Monday 17 March 2014

An Agent Rejected Your Submission?

One thing you should be prepared for though; agents are absolutely inundated with submissions. They probably will take a while to look at what you wrote and may very well return your submission. Few are accepted. If that happens – don’t give up, try a different agent. I've seen reports that an average agent accepts just 2% of authors who approach.
The chances are that sooner or later you’ll probably get discouraged by rejections. At that point you should take a serious look at what you've submitted.

Five points you need to check:

  • Does it have that ‘hook’ to catch interest? In other words does it catch your interest in the very beginning? Think of how you browse for books in a bookstore. Would you buy your book based on the content of the first three pages?
    Here’s the opening paragraphs from ‘The Power Trip’ by Jackie Collins as an example:
      The couple on the bed had sex as if it was their final act. And for one of them it was.
      Neither of them heard the door slowly open.
    Would that make you want to keep reading?
  • Get someone else to read the synopsis you include. Do they find it interesting?
  • Does it have a prologue? If so get rid of it. For many agents a prologue is an instant turn-off. Oh – before someone points out that those Jackie Collins lines come from the start of a prologue, it seems a very short prologue – more like a very short chapter which Jackie didn't dare call ‘Chapter 1’.
  • Is the story the right length? It should be 60,000 -120,000 words. Any shorter and publishers will be reluctant to publish it because setting it up will be too expensive. Any longer and it will be too expensive to edit and they’ll be reluctant to invest so much in an untried author.
  • Is your accompanying letter good enough? Try including in your cover letter a one paragraph story synopsis starting with 'When..' and using this formula. 
    [Protagonist] who finds himself/herself in [situation] from which he/she tries to free himself/herself by [goal]. However, the [antagonist] wants to stop [protagonist] from this, and if successful, will cause the [protagonist] to experience [disastrous result].
    Here’s an example of its use:
    When a young girl moves to live with her father in a small town in Washington, she meets the boy of her dreams.
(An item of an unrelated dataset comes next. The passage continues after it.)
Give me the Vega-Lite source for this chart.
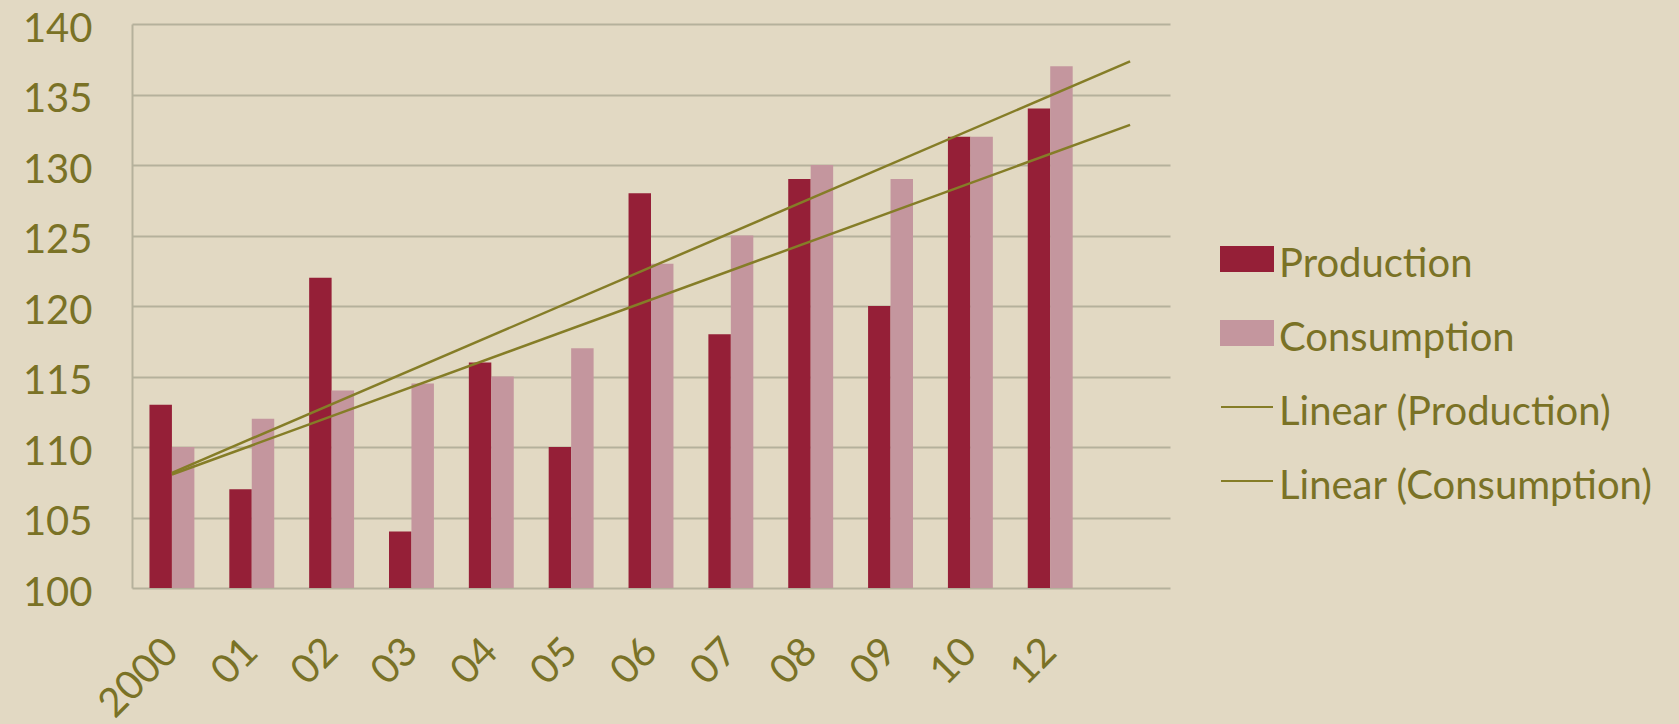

He has a dark secret which she discovers. In doing so, she finds herself at risk of death from people like him. She is rescued by her new boyfriend, but still is at risk from others like him who want to kill her. She knows that all will be solved if she shares her boyfriend’s secret, but he is reluctant to allow this since he fears it will turn her into a monster.
    Recognize the story? Twilight?
If you are confident that you have met all these requirements, continue making multiple submissions to agents at the same time rather than one at a time. Agents don’t really like you doing this but often it’s the only way to cut submission times from years to months.
The one thing you shouldn't do is to allow yourself to be discouraged to the point where your book is never published ‘because it isn't any good’. Repeated rejections are quite normal. Few authors ever find success immediately. I know of one successful author who bound all her rejection letters into a long roll and when she’s asked to speak about the process dramatically allows it to unroll across the room.

By the time you've had 30 rejections it's time to consider going down the self-publishing route. Maybe you should have done that first?